Task ▸ Extract the lines of the material below, beginning with the first and ending with the line that holds "width=0.5pt, black!70] ([yshift=-4pt]axis". Skip every picture.

________________________________________

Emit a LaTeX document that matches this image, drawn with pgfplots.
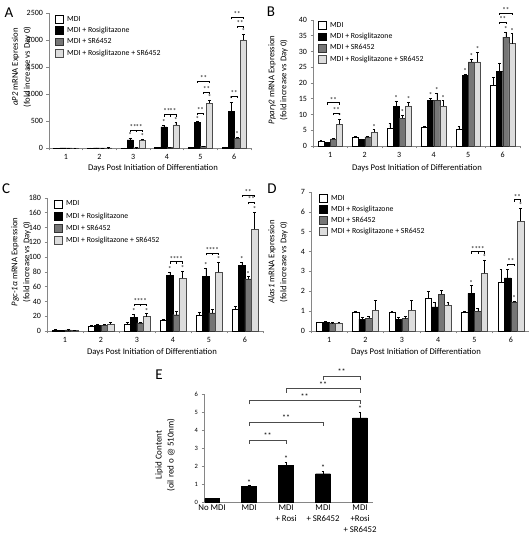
\documentclass[border=0pt]{standalone}
\usepackage{fontspec}
\setmainfont{Carlito}
\usepackage{pgfplots}
\pgfplotsset{compat=1.18}
\usepackage{pgfplotstable}

\definecolor{axcol}{RGB}{134,134,134}
\definecolor{srg}{RGB}{118,118,118}
\definecolor{lgr}{RGB}{221,221,221}

\newcommand{\annfont}{\fontsize{7}{7}\selectfont}
\newcommand{\st}[2]{\node[font=\annfont, anchor=south, inner sep=0.3pt] at (axis cs:#1,#2) {*};}
\newcommand{\brk}[4]{\draw[line width=0.45pt] ([yshift=-2pt]axis cs:#1,#3) -- (axis cs:#1,#3) -- node[above, inner sep=0.3pt, font=\annfont]{#4} (axis cs:#2,#3) -- ([yshift=-2pt]axis cs:#2,#3);}
\newcommand{\stE}[2]{\node[font=\fontsize{8}{8}\selectfont, anchor=south, inner sep=0.3pt] at (axis cs:#1,#2) {*};}
\newcommand{\brkE}[4]{\draw[line width=0.5pt, black!70] ([yshift=-4pt]axis cs:#1,#3) -- (axis cs:#1,#3) -- node[above, inner sep=0.8pt, font=\fontsize{8}{8}\selectfont, black]{#4} (axis cs:#2,#3) -- ([yshift=-4pt]axis cs:#2,#3);}

\pgfplotstableread{
d W We B Be S Se L Le
1 1 0 2 0 1 0 2 0
2 2 1 4 1 2 1 5 2
3 3 1 150 40 5 2 140 20
4 8 2 390 30 8 2 430 40
5 10 3 470 20 30 5 830 60
6 15 5 680 165 180 20 2000 110
}\tA
\pgfplotstableread{
d W We B Be S Se L Le
1 1.6 0.2 1.1 0.1 2.3 0.2 6.9 1.6
2 2.9 0.2 2.1 0.2 2.9 0.2 4.4 0.8
3 5.8 1.5 12.5 1.8 8.8 1.0 12.7 1.3
4 5.9 0.5 14.4 0.8 14.6 2.2 12.7 1.7
5 5.3 1.0 22.4 0.4 26.7 1.0 26.7 3.0
6 19.3 2.4 23.6 2.8 34.6 1.6 32.5 3.2
}\tB
\pgfplotstableread{
d W We B Be S Se L Le
1 1.5 0.3 1.0 0.2 1.5 0.3 1.0 0.2
2 7 1 8 1 8 1 9 2.5
3 9.5 2 18.5 4.5 11 1.5 19.5 4
4 15 1 75.5 4.5 22 5 71.5 10
5 22 3 73.5 12 24.5 5 79.5 14
6 29.5 3.5 89 4 70.5 3 138 23
}\tC
\pgfplotstableread{
d W We B Be S Se L Le
1 0.43 0.03 0.44 0.03 0.40 0.02 0.41 0.02
2 0.94 0.05 0.60 0.10 0.64 0.12 1.05 0.48
3 0.94 0.05 0.60 0.08 0.62 0.12 1.05 0.48
4 1.66 0.32 1.22 0.22 1.84 0.20 1.30 0.15
5 0.97 0.03 1.89 0.40 1.00 0.15 2.90 0.68
6 2.45 0.65 2.68 0.45 1.47 0.05 5.53 0.65
}\tD
\pgfplotstableread{
x v e
1 0.20 0.01
2 0.85 0.06
3 2.05 0.17
4 1.57 0.15
5 4.68 0.32
}\tE

\pgfplotsset{
  base/.style={
    scale only axis, clip=false,
    axis x line*=bottom, axis y line*=left,
    axis line style={axcol, line width=0.6pt},
    tick align=outside, major tick length=2.5pt,
    tick style={axcol, line width=0.6pt},
    tick label style={font=\fontsize{8}{8.5}\selectfont},
    /pgf/number format/assume math mode=true,
    /pgf/number format/1000 sep={},
    ymin=0,
    error bars/y dir=plus, error bars/y explicit,
    error bars/error bar style={black, line width=0.45pt},
    error bars/error mark options={rotate=90, mark size=1.4pt, line width=0.45pt, black},
  },
  grp/.style={base,
    ybar=0pt, bar width=0.18,
    xmin=0.5, xmax=6.5,
    xtick={0.5,1.5,...,6.5}, xticklabels={},
    extra x ticks={1,2,3,4,5,6}, extra x tick labels={1,2,3,4,5,6},
    extra x tick style={tick style={draw=none}},
    legend style={draw=none, fill=none, inner sep=0pt, column sep=3pt,
      font=\fontsize{7.8}{8}\selectfont, cells={anchor=west}, nodes={inner sep=0.8pt}},
    legend image code/.code={\draw[#1, line width=0.5pt] (0pt,-3.8pt) rectangle (7.6pt,3.8pt);},
    every axis plot/.append style={line width=0.45pt},
  },
}

\newcommand{\fourplots}[1]{%
\addplot[fill=white,draw=black] table[x=d,y=W,y error=We]{#1};
\addplot[fill=black,draw=black] table[x=d,y=B,y error=Be]{#1};
\addplot[fill=srg,draw=black!80] table[x=d,y=S,y error=Se]{#1};
\addplot[fill=lgr,draw=black!70] table[x=d,y=L,y error=Le]{#1};
\legend{MDI, MDI + Rosiglitazone, MDI + SR6452, MDI + Rosiglitazone + SR6452}
}

\begin{document}
\begin{tikzpicture}
\useasboundingbox (0,0) rectangle (529pt,536pt);

% Panel A
\begin{axis}[grp, at={(49pt,388pt)}, anchor=south west, width=202pt, height=135pt,
  ymax=2500, ytick={0,500,...,2500},
  legend style={at={(0.03,0.985)}, anchor=north west, row sep=2.9pt}]
\fourplots{\tA}
\st{2.91}{190} \st{3.27}{160}
\brk{2.91}{3.09}{330}{**} \brk{3.09}{3.27}{330}{**}
\st{3.91}{420} \st{4.27}{470}
\brk{3.91}{4.09}{620}{**} \brk{4.09}{4.27}{620}{**}
\st{4.91}{490} \st{5.27}{890}
\brk{4.91}{5.09}{640}{**} \brk{5.09}{5.27}{1040}{**} \brk{4.91}{5.27}{1240}{**}
\st{5.91}{845} \st{6.09}{200} \st{6.27}{2110}
\brk{5.91}{6.09}{960}{**} \brk{6.09}{6.27}{2260}{**} \brk{5.91}{6.27}{2420}{**}
\end{axis}

% Panel B
\begin{axis}[grp, at={(313pt,390pt)}, anchor=south west, width=207pt, height=126pt,
  ymax=40, ytick={0,5,...,40},
  legend style={at={(0.024,0.99)}, anchor=north west, row sep=2.9pt}]
\fourplots{\tB}
\st{1.27}{8.5} \brk{1.09}{1.27}{10.4}{**} \brk{0.91}{1.27}{13.8}{**}
\st{2.27}{5.2}
\st{2.91}{14.3} \st{3.09}{9.8} \st{3.27}{14.0}
\st{3.91}{15.2} \st{4.09}{16.8} \st{4.27}{14.4}
\st{4.91}{22.8} \st{5.09}{27.7} \st{5.27}{29.7}
\st{6.09}{36.2} \st{6.27}{35.7}
\brk{5.91}{6.09}{39.3}{**} \brk{5.91}{6.27}{42.3}{**}
\end{axis}

% Panel C
\begin{axis}[grp, at={(47pt,205pt)}, anchor=south west, width=216pt, height=133pt,
  ymax=180, ytick={0,20,...,180},
  legend style={at={(0.032,0.985)}, anchor=north west, row sep=3.6pt}]
\fourplots{\tC}
\st{2.91}{23} \st{3.27}{23.5}
\brk{2.91}{3.09}{36}{**} \brk{3.09}{3.27}{36}{**}
\st{3.91}{80} \st{4.27}{81.5}
\brk{3.91}{4.09}{94}{**} \brk{4.09}{4.27}{94}{**}
\st{4.91}{85.5} \st{5.27}{93.5}
\brk{4.91}{5.09}{105}{**} \brk{5.09}{5.27}{105}{**}
\st{5.91}{93} \st{6.09}{73.5} \st{6.27}{161}
\brk{6.09}{6.27}{174}{**} \brk{5.91}{6.27}{184}{**}
\end{axis}

% Panel D
\begin{axis}[grp, at={(311pt,205pt)}, anchor=south west, width=218pt, height=139pt,
  ymax=7, ytick={0,1,...,7},
  legend style={at={(0.037,0.985)}, anchor=north west, row sep=2.6pt}]
\fourplots{\tD}
\st{4.91}{2.29} \st{5.27}{3.58}
\brk{4.91}{5.09}{4.0}{**} \brk{5.09}{5.27}{4.0}{**}
\st{6.09}{1.52} \brk{5.91}{6.09}{3.37}{**}
\st{6.27}{6.18} \brk{6.09}{6.27}{6.62}{**}
\end{axis}

% Panel E
\begin{axis}[base, at={(204pt,34pt)}, anchor=south west, width=169pt, height=108pt,
  ybar, bar width=0.4, xmin=0.78, xmax=5.35, ymax=6, ytick={0,1,...,6},
  xtick={1,2,3,4,5}, x tick style={draw=none},
  xticklabels={No MDI, MDI, {MDI\\+ Rosi}, {MDI\\+ SR6452}, {MDI\\+Rosi\\+ SR6452}},
  xticklabel style={align=center, font=\fontsize{8.8}{10.8}\selectfont, yshift=3pt},
  yticklabel style={font=\fontsize{6.5}{7}\selectfont}]
\addplot[fill=black, draw=black, line width=0.45pt] table[x=x,y=v,y error=e]{\tE};
\stE{2}{0.91} \stE{3}{2.22} \stE{4}{1.72} \stE{5}{5.0}
\brkE{2}{3}{3.45}{**}
\brkE{2}{4}{4.45}{**}
\brkE{2}{5}{5.65}{**}
\brkE{3}{5}{6.3}{**}
\brkE{4}{5}{7.0}{**}
\end{axis}

% axis titles
\begin{scope}[every node/.style={font=\fontsize{8.7}{12}\selectfont}]
\node[rotate=90, align=center] at (21.5pt,469pt) {\textit{aP2} mRNA Expression\\(fold increase vs Day 0)};
\node[rotate=90, align=center] at (278pt,456pt) {\textit{Pparγ2} mRNA Expression\\(fold increase vs Day 0)};
\node[rotate=90, align=center] at (21pt,274pt) {\textit{Pgc-1α} mRNA Expression\\(fold increase vs Day 0)};
\node[rotate=90, align=center] at (278pt,274pt) {\textit{Alas1} mRNA Expression\\(fold increase vs Day 0)};
\node at (153pt,368pt) {Days Post Initiation of Differentiation};
\node at (417pt,368pt) {Days Post Initiation of Differentiation};
\node at (152pt,184pt) {Days Post Initiation of Differentiation};
\node at (416pt,184pt) {Days Post Initiation of Differentiation};
\end{scope}
\node[rotate=90, align=center, font=\fontsize{9}{12}\selectfont] at (165pt,81pt) {Lipid Content\\(oil red o @ 510nm)};

\begin{scope}[every node/.style={font=\fontsize{15}{15}\selectfont}]
\node at (9pt,523.5pt) {A};
\node at (271pt,524pt) {B};
\node at (6pt,347pt) {C};
\node at (272pt,347pt) {D};
\node at (159pt,161pt) {E};
\end{scope}
\end{tikzpicture}
\end{document}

________________________________________

Solution to the exercise ▸
Emit a LaTeX document that matches this image, drawn with pgfplots.
\documentclass[border=0pt]{standalone}
\usepackage{fontspec}
\setmainfont{Carlito}
\usepackage{pgfplots}
\pgfplotsset{compat=1.18}
\usepackage{pgfplotstable}

\definecolor{axcol}{RGB}{134,134,134}
\definecolor{srg}{RGB}{118,118,118}
\definecolor{lgr}{RGB}{221,221,221}

\newcommand{\annfont}{\fontsize{7}{7}\selectfont}
\newcommand{\st}[2]{\node[font=\annfont, anchor=south, inner sep=0.3pt] at (axis cs:#1,#2) {*};}
\newcommand{\brk}[4]{\draw[line width=0.45pt] ([yshift=-2pt]axis cs:#1,#3) -- (axis cs:#1,#3) -- node[above, inner sep=0.3pt, font=\annfont]{#4} (axis cs:#2,#3) -- ([yshift=-2pt]axis cs:#2,#3);}
\newcommand{\stE}[2]{\node[font=\fontsize{8}{8}\selectfont, anchor=south, inner sep=0.3pt] at (axis cs:#1,#2) {*};}
\newcommand{\brkE}[4]{\draw[line width=0.5pt, black!70] ([yshift=-4pt]axis cs:#1,#3) -- (axis cs:#1,#3) -- node[above, inner sep=0.8pt, font=\fontsize{8}{8}\selectfont, black]{#4} (axis cs:#2,#3) -- ([yshift=-4pt]axis cs:#2,#3);}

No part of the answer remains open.